▸ PROBLEM DETAILS: Search the data below for the string "document". Extract every line that contains it.
◇ ◇ ◇ ◇ ◇
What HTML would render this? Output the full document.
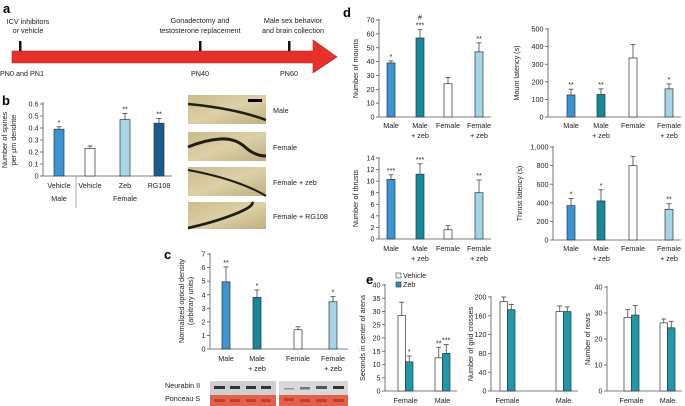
<!DOCTYPE html>
<html><head><meta charset="utf-8">
<style>
html,body{margin:0;padding:0;background:#fff;}
svg{display:block;font-family:"Liberation Sans",sans-serif;}
.t{font-size:7.2px;fill:#222;}
.p{font-size:13px;font-weight:bold;fill:#000;}
</style></head>
<body>
<svg id="fig" width="685" height="406" viewBox="0 0 685 406">
<g>
<text class="p" x="3" y="13">a</text>
<text class="t" x="28" y="24" text-anchor="middle">ICV inhibitors</text>
<text class="t" x="28" y="33" text-anchor="middle">or vehicle</text>
<text class="t" x="200" y="23" text-anchor="middle">Gonadectomy and</text>
<text class="t" x="200" y="33" text-anchor="middle">testosterone replacement</text>
<text class="t" x="293" y="23" text-anchor="middle">Male sex behavior</text>
<text class="t" x="293" y="33" text-anchor="middle">and brain collection</text>
<polygon points="12,51 313,51 313,40 337,57 313,73 313,63 12,63" fill="#e8302a" stroke="#b02020" stroke-width="0.6"/>
<rect x="19" y="41" width="2.5" height="10" fill="#111"/>
<rect x="199" y="41" width="2.5" height="10" fill="#111"/>
<rect x="288" y="41" width="2.5" height="10" fill="#111"/>
<text class="t" x="0" y="76">PN0 and PN1</text>
<text class="t" x="200" y="76" text-anchor="middle">PN40</text>
<text class="t" x="289" y="76" text-anchor="middle">PN60</text>
</g>
<g>
<defs>
<linearGradient id="tan" x1="0" y1="0" x2="1" y2="1"><stop offset="0" stop-color="#c9bb8c"/><stop offset="0.5" stop-color="#ddd0a6"/><stop offset="1" stop-color="#bfb083"/></linearGradient>
</defs>
<rect x="188" y="95" width="78" height="29" fill="url(#tan)"/>
<path d="M188 104 Q210 106 230 110 T266 120" stroke="#1e1e14" stroke-width="2.5" fill="none"/>
<rect x="248" y="99" width="14" height="3" fill="#000"/>
<rect x="188" y="132" width="78" height="29" fill="url(#tan)"/>
<path d="M188 147 Q205 140 220 139 T245 147 T266 156" stroke="#1e1e14" stroke-width="3" fill="none"/>
<rect x="188" y="167" width="78" height="29" fill="url(#tan)"/>
<path d="M188 170 Q215 175 235 182 T266 196" stroke="#1e1e14" stroke-width="2" fill="none"/>
<rect x="188" y="202" width="78" height="27" fill="url(#tan)"/>
<path d="M188 228 Q215 222 235 214 T252 202" stroke="#1e1e14" stroke-width="2.8" fill="none"/>
<text class="t" x="273" y="113" font-size="8">Male</text>
<text class="t" x="273" y="150">Female</text>
<text class="t" x="273" y="185">Female + zeb</text>
<text class="t" x="273" y="219">Female + RG108</text>
</g>
<g>
<text class="t" x="165" y="388">Neurabin II</text>
<text class="t" x="165" y="401">Ponceau S</text>
<rect x="210" y="381" width="66" height="14" fill="#cfcfcf"/>
<rect x="210" y="395" width="66" height="11" fill="#e2614a"/>
<rect x="279" y="381" width="69" height="14" fill="#d8d8d8"/>
<rect x="279" y="395" width="69" height="11" fill="#e2614a"/>
<g fill="#333">
<rect x="214" y="386" width="11" height="3"/><rect x="230" y="386" width="10" height="3"/><rect x="246" y="386" width="10" height="3"/><rect x="261" y="386" width="10" height="3"/>
<rect x="284" y="388" width="10" height="1.5" opacity="0.4"/><rect x="300" y="387" width="10" height="2.5" opacity="0.6"/><rect x="316" y="386" width="11" height="3" opacity="0.8"/><rect x="333" y="386" width="11" height="3"/>
</g>
<g fill="#cc3a2e">
<rect x="214" y="399" width="11" height="3"/><rect x="230" y="399" width="10" height="3"/><rect x="246" y="399" width="10" height="3"/><rect x="261" y="399" width="10" height="3"/>
<rect x="284" y="398" width="10" height="3"/><rect x="300" y="399" width="10" height="3"/><rect x="316" y="399" width="11" height="3"/><rect x="333" y="399" width="11" height="3"/>
</g>
</g>
<text class="p" x="2" y="105">b</text>
<text class="p" x="164" y="259">c</text>
<text class="p" x="343" y="17">d</text>
<text class="p" x="366" y="284">e</text>
<g>
<rect x="396" y="273" width="5" height="5" fill="#fff" stroke="#333" stroke-width="0.6"/>
<text class="t" x="403" y="278" font-size="8">Vehicle</text>
<rect x="396" y="282" width="5" height="5" fill="#1c9aac" stroke="#333" stroke-width="0.6"/>
<text class="t" x="403" y="287" font-size="8">Zeb</text>
</g>
<g id="charts"></g>
</svg>
<script>
var bValues = [0.39, 0.23, 0.47, 0.44];
var bErrors = [0.02, 0.02, 0.05, 0.04];
var bTicks = [0, 0.1, 0.2, 0.3, 0.4, 0.5, 0.6];
var bCategories = ["Vehicle", "Vehicle", "Zeb", "RG108"];
var bStars = ["*", "", "**", "**"];

var cValues = [4.95, 3.8, 1.42, 3.48];
var cErrors = [1.1, 0.55, 0.22, 0.38];
var cTicks = [0, 1, 2, 3, 4, 5, 6, 7];
var cStars = ["**", "*", "", "*"];

var mountValues = [39, 57, 24, 47];
var mountErrors = [1.5, 6, 4.5, 6.5];
var mountTicks = [0, 10, 20, 30, 40, 50, 60, 70];
var mountStars = ["*", "#\n***", "", "**"];

var mlatValues = [125, 128, 335, 160];
var mlatErrors = [33, 32, 77, 28];
var mlatTicks = [0, 100, 200, 300, 400, 500];
var mlatStars = ["**", "**", "", "*"];

var thrustValues = [10.3, 11.2, 1.6, 8.0];
var thrustErrors = [0.8, 1.8, 0.7, 2.2];
var thrustTicks = [0, 2, 4, 6, 8, 10, 12, 14];
var thrustStars = ["***", "***", "", "**"];

var tlatValues = [370, 420, 800, 330];
var tlatErrors = [75, 120, 100, 60];
var tlatTicks = [0, 200, 400, 600, 800, 1000];
var tlatTickLabels = ["0", "200", "400", "600", "800", "1,000"];
var tlatStars = ["*", "*", "", "**"];

var eGroups = ["Female", "Male"];
var arenaVehicle = [28.5, 12.5];
var arenaVehicleErr = [5, 4];
var arenaZeb = [11, 14.2];
var arenaZebErr = [2.2, 3.3];
var arenaTicks = [0, 5, 10, 15, 20, 25, 30, 35, 40];
var gridVehicle = [190, 169];
var gridVehicleErr = [10, 12];
var gridZeb = [173, 169];
var gridZebErr = [11, 10];
var gridTicks = [0, 40, 80, 120, 160, 200];
var rearVehicle = [28.3, 26.2];
var rearVehicleErr = [3, 1.5];
var rearZeb = [29.2, 24.3];
var rearZebErr = [3.7, 2.5];
var rearTicks = [0, 10, 20, 30, 40];

var dCategories = [["Male"], ["Male", "+ zeb"], ["Female"], ["Female", "+ zeb"]];
var cCategories = [["Male"], ["Male", "+ zeb"], ["Female"], ["Female", "+ zeb"]];

var NS = "http://www.w3.org/2000/svg";
var root = document.getElementById("charts");
function mk(tag, attrs, parent) {
  var e = document.createElementNS(NS, tag);
  for (var k in attrs) e.setAttribute(k, attrs[k]);
  (parent || root).appendChild(e);
  return e;
}
function scale(d0, d1, r0, r1) { return function (v) { return r0 + (v - d0) / (d1 - d0) * (r1 - r0); }; }

function axisY(g, ax, y, ticks, labels, top, bottom) {
  var line = mk("line", {x1: ax, x2: ax, y1: top, y2: bottom, stroke: "#555", "stroke-width": 0.8}, g);
  
  
  for (var i = 0; i < ticks.length; i++) {
    var yy = y(ticks[i]);
    mk("line", {x1: ax - 3, x2: ax, y1: yy, y2: yy, stroke: "#555", "stroke-width": 0.8}, g);
    var t = mk("text", {x: ax - 4.5, y: yy + 2.6, "text-anchor": "end", "class": "t"}, g);
    t.textContent = labels ? labels[i] : String(ticks[i]);
    
    
  }
}
function bar(g, x, w, y, v, err, fill, star) {
  var y0 = y(0), yt = y(v), ye = y(v + err);
  mk("line", {x1: x + w / 2, x2: x + w / 2, y1: yt, y2: ye, stroke: "#444", "stroke-width": 0.8}, g);
  mk("line", {x1: x + w / 2 - 2.5, x2: x + w / 2 + 2.5, y1: ye, y2: ye, stroke: "#444", "stroke-width": 0.8}, g);
  var r = mk("rect", {x: x, y: yt, width: w, height: y0 - yt, fill: fill, stroke: "#333", "stroke-width": 0.7}, g);
  
  
  if (star) {
    var parts = star.split("\n");
    for (var j = 0; j < parts.length; j++) {
      var s = mk("text", {x: x + w / 2, y: ye - 2 - (parts.length - 1 - j) * 8, "text-anchor": "middle", "class": "t", "font-size": "7.5"}, g);
      s.textContent = parts[j];
    }
  }
}
function ylabel(g, x, cy, lines) {
  for (var i = 0; i < lines.length; i++) {
    var t = mk("text", {x: 0, y: 0, "text-anchor": "middle", "class": "t", transform: "translate(" + (x + 3 + i * 9) + "," + cy + ") rotate(-90)"}, g);
    t.textContent = lines[i];
    
    
  }
}
function catLabels(g, centers, cats, y0) {
  for (var i = 0; i < cats.length; i++) {
    for (var j = 0; j < cats[i].length; j++) {
      var t = mk("text", {x: centers[i], y: y0 + j * 10, "text-anchor": "middle", "class": "t"}, g);
      t.textContent = cats[i][j];
      
      
    }
  }
}

var cols4 = ["#3a95d5", "#14899a", "#ffffff", "#a3d6e6"];

(function () {
  var g = mk("g", {});
  
  
  var y = scale(0, 0.6, 176, 104);
  var centers = [59, 90, 125, 159];
  var colsB = ["#3a95d5", "#ffffff", "#a8d8e8", "#1a5b8e"];
  axisY(g, 43, y, bTicks, null, 102, 176);
  mk("line", {x1: 43, x2: 172, y1: 176, y2: 176, stroke: "#555", "stroke-width": 0.8}, g);
  for (var i = 0; i < bValues.length; i++) bar(g, centers[i] - 5, 10, y, bValues[i], bErrors[i], colsB[i], bStars[i]);
  catLabels(g, centers, bCategories.map(function (c) { return [c]; }), 188);
  mk("line", {x1: 76, x2: 76, y1: 176, y2: 208, stroke: "#999", "stroke-width": 0.8}, g);
  var t1 = mk("text", {x: 59, y: 201, "text-anchor": "middle", "class": "t"}, g); t1.textContent = "Male";
  var t2 = mk("text", {x: 125, y: 201, "text-anchor": "middle", "class": "t"}, g); t2.textContent = "Female";
  ylabel(g, 4, 140, ["Number of spines", "per µm dendrite"]);
})();

(function () {
  var g = mk("g", {});
  
  
  var y = scale(0, 7, 349, 254);
  var centers = [226, 257, 298, 333];
  axisY(g, 210, y, cTicks, null, 253, 349);
  mk("line", {x1: 210, x2: 348, y1: 349, y2: 349, stroke: "#555", "stroke-width": 0.8}, g);
  for (var i = 0; i < cValues.length; i++) bar(g, centers[i] - 4, 8, y, cValues[i], cErrors[i], cols4[i], cStars[i]);
  catLabels(g, centers, cCategories, 361);
  ylabel(g, 181, 301, ["Normalized optical density", "(arbitrary units)"]);
})();

function dChart(name, ax, y0px, y1px, ticks, labels, values, errors, stars, centers, title, tx, labY) {
  var g = mk("g", {});
  
  
  var y = scale(0, ticks[ticks.length - 1], y0px, y1px);
  axisY(g, ax, y, ticks, labels, y1px - 1, y0px);
  mk("line", {x1: ax, x2: centers[3] + 12, y1: y0px, y2: y0px, stroke: "#555", "stroke-width": 0.8}, g);
  for (var i = 0; i < values.length; i++) bar(g, centers[i] - 4, 8, y, values[i], errors[i], cols4[i], stars[i]);
  catLabels(g, centers, dCategories, labY);
  ylabel(g, tx, (y0px + y1px) / 2, [title]);
}
dChart("mounts-chart", 379, 117, 20, mountTicks, null, mountValues, mountErrors, mountStars, [391, 420, 448, 479], "Number of mounts", 355, 128);
dChart("mount-latency-chart", 548, 117, 29, mlatTicks, null, mlatValues, mlatErrors, mlatStars, [571, 601, 633, 669], "Mount latency (s)", 516, 128);
dChart("thrusts-chart", 379, 239, 158, thrustTicks, null, thrustValues, thrustErrors, thrustStars, [391, 420, 448, 479], "Number of thrusts", 355, 251);
dChart("thrust-latency-chart", 553, 240, 147, tlatTicks, tlatTickLabels, tlatValues, tlatErrors, tlatStars, [571, 601, 633, 669], "Thrust latency (s)", 519, 251);

function eChart(name, ax, top, ticks, veh, vehE, zeb, zebE, starsV, starsZ, vx, title, tx) {
  var g = mk("g", {});
  
  
  var y = scale(0, ticks[ticks.length - 1], 391, top);
  axisY(g, ax, y, ticks, null, top - 1, 391);
  mk("line", {x1: ax, x2: vx[1] + 22, y1: 391, y2: 391, stroke: "#555", "stroke-width": 0.8}, g);
  for (var i = 0; i < eGroups.length; i++) {
    bar(g, vx[i], 7.5, y, veh[i], vehE[i], "#ffffff", starsV[i]);
    bar(g, vx[i] + 7.5, 7.5, y, zeb[i], zebE[i], "#1c9aac", starsZ[i]);
  }
  catLabels(g, [vx[0] + 7.5, vx[1] + 7.5], eGroups.map(function (c) { return [c]; }), 403);
  ylabel(g, tx, (391 + top) / 2, [title]);
}
eChart("arena-chart", 385, 285, arenaTicks, arenaVehicle, arenaVehicleErr, arenaZeb, arenaZebErr, ["", "**"], ["*", "***"], [398, 435], "Seconds in center of arena", 362);
eChart("grid-crosses-chart", 491, 297, gridTicks, gridVehicle, gridVehicleErr, gridZeb, gridZebErr, ["", ""], ["", ""], [500, 556], "Number of grid crosses", 470);
eChart("rears-chart", 607, 287, rearTicks, rearVehicle, rearVehicleErr, rearZeb, rearZebErr, ["", ""], ["", ""], [624, 660], "Number of rears", 587);
</script>
</body></html>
◇ ◇ ◇ ◇ ◇
▸ SOLUTION TO THIS EXERCISE:
What HTML would render this? Output the full document.
var root = document.getElementById("charts");
  var e = document.createElementNS(NS, tag);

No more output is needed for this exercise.